§ What is required:
Where does the string "matplotlib" appear in the records? Copy every line that contains it.

§ Supplied records:
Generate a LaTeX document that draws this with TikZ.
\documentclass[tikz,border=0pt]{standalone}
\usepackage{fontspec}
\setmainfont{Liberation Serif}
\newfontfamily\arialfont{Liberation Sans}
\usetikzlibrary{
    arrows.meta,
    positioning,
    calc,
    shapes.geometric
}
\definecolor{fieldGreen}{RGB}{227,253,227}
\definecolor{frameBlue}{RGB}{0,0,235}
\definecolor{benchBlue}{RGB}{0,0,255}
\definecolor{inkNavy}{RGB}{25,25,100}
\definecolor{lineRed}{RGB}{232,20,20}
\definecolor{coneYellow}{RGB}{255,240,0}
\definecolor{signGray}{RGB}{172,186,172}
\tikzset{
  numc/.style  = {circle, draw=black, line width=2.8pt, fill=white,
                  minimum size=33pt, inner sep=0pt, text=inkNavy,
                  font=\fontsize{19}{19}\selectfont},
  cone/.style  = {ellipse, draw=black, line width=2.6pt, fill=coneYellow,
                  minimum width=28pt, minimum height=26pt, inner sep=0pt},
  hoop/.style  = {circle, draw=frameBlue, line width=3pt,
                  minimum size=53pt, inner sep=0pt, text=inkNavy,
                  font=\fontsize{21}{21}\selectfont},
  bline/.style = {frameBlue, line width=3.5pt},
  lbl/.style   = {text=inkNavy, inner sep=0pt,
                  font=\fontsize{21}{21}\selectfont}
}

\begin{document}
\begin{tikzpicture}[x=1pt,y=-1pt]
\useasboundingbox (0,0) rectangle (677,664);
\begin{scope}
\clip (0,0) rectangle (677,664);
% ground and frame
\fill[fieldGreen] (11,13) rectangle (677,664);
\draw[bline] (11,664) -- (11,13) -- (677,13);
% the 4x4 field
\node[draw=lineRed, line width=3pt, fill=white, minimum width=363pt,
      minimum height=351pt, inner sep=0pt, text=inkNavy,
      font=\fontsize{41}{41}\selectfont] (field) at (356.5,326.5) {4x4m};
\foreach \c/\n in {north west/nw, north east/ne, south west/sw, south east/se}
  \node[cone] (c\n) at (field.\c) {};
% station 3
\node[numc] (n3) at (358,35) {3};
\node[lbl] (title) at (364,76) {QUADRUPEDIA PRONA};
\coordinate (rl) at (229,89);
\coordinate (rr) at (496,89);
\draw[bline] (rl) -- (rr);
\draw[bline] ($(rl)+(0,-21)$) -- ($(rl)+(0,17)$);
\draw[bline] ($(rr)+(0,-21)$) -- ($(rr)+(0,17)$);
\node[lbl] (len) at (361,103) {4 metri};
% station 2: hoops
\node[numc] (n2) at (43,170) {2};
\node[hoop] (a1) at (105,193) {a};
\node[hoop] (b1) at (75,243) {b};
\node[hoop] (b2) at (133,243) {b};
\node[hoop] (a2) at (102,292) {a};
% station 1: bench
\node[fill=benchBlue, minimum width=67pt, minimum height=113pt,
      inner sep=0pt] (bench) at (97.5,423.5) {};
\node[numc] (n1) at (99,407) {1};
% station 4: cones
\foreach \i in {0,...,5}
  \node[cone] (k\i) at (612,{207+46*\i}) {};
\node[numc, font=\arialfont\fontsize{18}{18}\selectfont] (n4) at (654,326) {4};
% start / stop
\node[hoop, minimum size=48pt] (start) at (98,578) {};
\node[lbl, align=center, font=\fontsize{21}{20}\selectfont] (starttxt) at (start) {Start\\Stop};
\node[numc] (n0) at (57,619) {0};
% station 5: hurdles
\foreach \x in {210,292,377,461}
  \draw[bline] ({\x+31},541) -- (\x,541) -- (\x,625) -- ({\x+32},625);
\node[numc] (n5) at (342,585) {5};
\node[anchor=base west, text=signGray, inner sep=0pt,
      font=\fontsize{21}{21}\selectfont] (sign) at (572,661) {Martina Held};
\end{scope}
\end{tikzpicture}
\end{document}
...
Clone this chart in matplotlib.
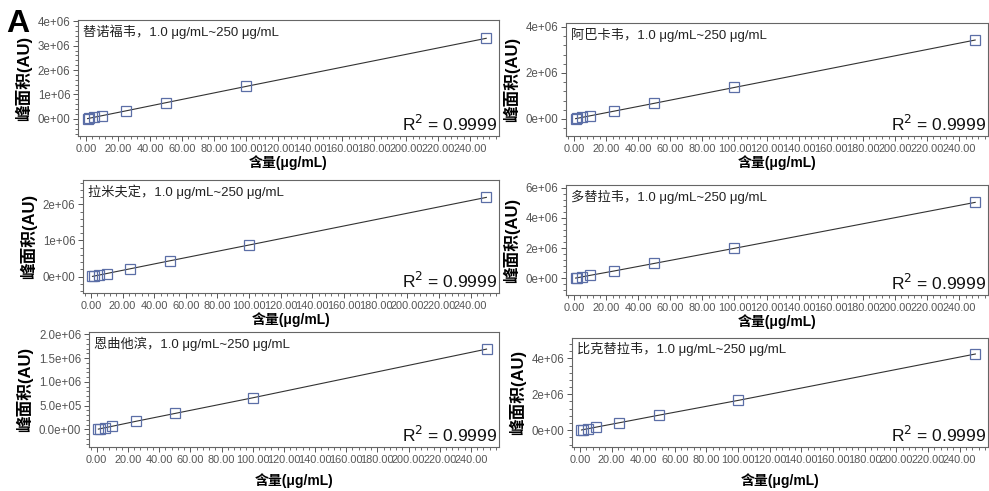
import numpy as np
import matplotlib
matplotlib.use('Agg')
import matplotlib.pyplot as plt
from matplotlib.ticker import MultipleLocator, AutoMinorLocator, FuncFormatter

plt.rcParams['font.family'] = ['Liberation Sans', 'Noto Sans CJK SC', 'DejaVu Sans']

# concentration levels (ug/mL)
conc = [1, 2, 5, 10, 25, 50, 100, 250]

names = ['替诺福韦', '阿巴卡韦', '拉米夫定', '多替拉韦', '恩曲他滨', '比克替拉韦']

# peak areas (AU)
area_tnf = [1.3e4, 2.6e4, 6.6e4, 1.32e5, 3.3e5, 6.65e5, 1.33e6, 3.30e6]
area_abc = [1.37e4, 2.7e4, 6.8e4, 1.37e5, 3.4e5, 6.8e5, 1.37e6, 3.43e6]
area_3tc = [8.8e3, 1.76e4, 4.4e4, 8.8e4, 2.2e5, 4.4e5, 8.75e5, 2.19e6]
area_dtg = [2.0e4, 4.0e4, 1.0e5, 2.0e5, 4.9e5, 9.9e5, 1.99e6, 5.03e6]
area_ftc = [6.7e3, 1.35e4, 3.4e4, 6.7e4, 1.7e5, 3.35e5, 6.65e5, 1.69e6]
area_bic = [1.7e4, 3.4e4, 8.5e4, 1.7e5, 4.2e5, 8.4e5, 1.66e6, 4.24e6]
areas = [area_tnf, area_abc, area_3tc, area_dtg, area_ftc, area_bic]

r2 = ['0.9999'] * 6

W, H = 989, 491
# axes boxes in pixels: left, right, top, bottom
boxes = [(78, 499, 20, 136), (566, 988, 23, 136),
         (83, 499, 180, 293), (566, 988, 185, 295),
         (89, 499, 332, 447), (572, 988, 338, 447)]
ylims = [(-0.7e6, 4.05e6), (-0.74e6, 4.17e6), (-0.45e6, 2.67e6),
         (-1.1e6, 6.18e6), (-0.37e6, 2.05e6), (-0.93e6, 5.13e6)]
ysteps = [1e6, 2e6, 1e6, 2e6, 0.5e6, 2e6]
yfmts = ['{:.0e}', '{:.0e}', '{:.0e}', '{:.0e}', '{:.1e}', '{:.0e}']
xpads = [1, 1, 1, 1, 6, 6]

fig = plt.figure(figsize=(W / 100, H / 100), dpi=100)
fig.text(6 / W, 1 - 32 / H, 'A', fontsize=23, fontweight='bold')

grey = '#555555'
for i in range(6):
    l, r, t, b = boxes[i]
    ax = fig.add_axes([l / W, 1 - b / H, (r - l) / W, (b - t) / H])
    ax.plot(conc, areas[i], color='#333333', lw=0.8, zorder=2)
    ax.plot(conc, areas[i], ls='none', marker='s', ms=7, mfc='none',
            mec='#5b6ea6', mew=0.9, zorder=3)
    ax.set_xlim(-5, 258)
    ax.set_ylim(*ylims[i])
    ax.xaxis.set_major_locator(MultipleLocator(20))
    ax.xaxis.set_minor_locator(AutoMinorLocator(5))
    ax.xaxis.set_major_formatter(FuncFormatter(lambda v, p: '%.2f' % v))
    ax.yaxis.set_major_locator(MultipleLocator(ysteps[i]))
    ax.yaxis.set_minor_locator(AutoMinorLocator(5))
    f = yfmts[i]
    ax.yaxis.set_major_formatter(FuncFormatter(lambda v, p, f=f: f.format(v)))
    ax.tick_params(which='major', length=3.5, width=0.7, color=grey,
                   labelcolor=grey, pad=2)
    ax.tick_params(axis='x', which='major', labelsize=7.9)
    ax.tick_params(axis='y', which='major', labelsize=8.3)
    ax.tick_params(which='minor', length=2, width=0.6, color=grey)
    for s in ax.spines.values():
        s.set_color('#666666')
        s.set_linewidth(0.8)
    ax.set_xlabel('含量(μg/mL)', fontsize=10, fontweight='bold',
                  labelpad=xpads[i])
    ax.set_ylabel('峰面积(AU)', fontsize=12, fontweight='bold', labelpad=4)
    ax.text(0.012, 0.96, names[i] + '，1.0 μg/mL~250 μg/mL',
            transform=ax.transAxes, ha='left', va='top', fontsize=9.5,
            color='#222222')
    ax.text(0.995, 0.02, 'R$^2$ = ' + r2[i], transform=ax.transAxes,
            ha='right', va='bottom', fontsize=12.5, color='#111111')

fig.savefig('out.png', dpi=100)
---
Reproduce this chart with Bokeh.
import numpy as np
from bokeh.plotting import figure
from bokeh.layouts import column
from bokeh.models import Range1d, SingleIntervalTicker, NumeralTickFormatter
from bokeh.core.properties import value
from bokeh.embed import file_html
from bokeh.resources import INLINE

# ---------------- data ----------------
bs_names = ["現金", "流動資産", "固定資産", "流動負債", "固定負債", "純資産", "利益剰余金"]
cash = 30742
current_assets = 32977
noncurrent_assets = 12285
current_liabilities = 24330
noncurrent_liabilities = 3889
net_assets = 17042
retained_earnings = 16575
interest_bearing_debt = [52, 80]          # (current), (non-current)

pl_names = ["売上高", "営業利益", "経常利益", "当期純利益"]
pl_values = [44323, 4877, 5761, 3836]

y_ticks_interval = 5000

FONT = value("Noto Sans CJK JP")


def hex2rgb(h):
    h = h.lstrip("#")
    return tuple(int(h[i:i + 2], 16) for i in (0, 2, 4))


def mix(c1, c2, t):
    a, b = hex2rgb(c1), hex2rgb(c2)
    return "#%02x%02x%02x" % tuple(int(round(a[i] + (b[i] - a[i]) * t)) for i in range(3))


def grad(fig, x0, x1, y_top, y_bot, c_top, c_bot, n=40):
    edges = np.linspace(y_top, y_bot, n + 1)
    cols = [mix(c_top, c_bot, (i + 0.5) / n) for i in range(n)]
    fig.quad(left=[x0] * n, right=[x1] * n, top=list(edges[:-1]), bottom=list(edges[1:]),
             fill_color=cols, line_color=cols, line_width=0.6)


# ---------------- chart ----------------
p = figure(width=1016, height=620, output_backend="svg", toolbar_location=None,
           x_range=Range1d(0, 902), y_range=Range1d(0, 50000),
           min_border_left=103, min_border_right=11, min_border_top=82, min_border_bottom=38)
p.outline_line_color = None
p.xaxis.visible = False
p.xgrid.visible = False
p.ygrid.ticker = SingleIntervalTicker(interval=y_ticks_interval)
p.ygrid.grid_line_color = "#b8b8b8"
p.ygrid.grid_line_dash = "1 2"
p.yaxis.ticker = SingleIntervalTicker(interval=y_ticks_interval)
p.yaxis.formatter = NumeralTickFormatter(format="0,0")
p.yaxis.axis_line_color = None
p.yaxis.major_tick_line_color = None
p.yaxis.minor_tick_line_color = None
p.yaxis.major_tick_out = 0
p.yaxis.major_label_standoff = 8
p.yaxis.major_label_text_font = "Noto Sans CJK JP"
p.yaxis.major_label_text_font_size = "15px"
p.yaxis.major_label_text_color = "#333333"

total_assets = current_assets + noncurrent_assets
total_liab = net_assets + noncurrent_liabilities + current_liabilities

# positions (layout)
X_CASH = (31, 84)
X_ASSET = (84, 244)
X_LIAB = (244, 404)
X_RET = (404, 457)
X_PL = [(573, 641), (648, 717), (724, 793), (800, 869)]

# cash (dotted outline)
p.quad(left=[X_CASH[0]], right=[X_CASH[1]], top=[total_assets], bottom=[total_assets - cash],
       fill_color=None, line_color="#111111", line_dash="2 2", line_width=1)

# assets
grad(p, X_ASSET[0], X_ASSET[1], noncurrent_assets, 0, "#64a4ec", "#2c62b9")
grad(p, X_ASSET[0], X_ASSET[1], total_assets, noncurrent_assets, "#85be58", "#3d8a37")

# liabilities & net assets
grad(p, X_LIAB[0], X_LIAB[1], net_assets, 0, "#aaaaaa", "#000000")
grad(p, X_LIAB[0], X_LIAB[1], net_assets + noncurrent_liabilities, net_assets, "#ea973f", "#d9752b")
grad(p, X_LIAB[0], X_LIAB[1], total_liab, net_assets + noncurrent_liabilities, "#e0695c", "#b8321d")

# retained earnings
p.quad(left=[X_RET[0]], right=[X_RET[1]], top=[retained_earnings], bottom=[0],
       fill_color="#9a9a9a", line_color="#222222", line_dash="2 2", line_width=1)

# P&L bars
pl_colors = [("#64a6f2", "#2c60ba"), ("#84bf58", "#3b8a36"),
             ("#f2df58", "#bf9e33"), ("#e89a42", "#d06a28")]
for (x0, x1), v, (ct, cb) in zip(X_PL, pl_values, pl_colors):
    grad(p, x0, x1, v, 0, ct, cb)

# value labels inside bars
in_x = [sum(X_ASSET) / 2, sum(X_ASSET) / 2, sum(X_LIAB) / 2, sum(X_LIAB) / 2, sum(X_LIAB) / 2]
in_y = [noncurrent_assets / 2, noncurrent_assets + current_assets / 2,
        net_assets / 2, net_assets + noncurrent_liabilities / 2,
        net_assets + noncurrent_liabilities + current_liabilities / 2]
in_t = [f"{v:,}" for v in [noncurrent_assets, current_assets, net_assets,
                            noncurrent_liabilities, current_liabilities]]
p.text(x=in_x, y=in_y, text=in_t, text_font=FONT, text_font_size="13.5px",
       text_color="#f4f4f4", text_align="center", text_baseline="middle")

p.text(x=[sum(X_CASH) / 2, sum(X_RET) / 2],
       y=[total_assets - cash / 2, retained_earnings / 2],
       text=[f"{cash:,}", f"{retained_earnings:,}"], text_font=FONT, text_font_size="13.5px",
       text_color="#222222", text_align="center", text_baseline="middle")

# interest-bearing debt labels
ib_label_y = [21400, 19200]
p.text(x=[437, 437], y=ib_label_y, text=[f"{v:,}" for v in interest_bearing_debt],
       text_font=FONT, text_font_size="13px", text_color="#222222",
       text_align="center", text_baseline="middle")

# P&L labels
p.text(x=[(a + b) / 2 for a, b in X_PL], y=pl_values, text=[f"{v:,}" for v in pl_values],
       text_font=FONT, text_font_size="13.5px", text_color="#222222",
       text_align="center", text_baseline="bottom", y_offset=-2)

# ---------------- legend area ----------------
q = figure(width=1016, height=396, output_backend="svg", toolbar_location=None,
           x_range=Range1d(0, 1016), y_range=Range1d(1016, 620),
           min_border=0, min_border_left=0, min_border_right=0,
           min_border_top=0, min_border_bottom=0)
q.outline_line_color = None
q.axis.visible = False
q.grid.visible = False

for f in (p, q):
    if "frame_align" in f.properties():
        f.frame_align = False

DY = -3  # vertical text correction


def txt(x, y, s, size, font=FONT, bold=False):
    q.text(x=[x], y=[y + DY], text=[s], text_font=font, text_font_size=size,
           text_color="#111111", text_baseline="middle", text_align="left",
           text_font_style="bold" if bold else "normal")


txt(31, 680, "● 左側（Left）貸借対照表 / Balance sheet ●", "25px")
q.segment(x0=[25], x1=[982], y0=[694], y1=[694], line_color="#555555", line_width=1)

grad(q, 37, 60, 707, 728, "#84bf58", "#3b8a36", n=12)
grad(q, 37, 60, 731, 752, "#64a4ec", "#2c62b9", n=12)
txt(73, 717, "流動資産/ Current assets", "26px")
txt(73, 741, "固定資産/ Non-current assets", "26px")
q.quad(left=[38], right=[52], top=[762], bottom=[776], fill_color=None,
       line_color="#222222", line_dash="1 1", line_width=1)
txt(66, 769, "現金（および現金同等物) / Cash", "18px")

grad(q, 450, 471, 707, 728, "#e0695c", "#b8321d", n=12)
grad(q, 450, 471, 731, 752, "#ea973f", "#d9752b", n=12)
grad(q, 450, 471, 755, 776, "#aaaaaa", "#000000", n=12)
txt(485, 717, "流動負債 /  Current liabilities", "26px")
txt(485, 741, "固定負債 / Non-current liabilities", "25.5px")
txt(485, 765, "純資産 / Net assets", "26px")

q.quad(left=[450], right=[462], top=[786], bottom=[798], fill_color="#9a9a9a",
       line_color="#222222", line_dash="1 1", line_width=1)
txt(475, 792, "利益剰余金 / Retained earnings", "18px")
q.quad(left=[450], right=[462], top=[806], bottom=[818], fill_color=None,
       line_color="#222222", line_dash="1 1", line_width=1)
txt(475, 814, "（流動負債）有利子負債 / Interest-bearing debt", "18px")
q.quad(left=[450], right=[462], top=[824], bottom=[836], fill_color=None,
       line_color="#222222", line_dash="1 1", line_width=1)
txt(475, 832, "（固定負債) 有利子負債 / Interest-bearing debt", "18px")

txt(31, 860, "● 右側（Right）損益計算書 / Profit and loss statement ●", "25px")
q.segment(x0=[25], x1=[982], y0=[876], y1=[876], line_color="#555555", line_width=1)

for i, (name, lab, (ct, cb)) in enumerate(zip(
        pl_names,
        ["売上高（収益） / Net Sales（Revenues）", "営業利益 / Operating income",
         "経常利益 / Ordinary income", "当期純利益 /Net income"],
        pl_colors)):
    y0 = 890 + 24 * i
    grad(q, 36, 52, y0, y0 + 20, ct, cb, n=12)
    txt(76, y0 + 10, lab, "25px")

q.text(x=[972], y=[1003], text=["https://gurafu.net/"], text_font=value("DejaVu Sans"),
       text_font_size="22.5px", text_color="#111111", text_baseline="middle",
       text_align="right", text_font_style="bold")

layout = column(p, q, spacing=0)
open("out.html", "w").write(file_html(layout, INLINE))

§ Completed exercise:
Clone this chart in matplotlib.
import matplotlib
matplotlib.use('Agg')
import matplotlib.pyplot as plt
from matplotlib.ticker import MultipleLocator, AutoMinorLocator, FuncFormatter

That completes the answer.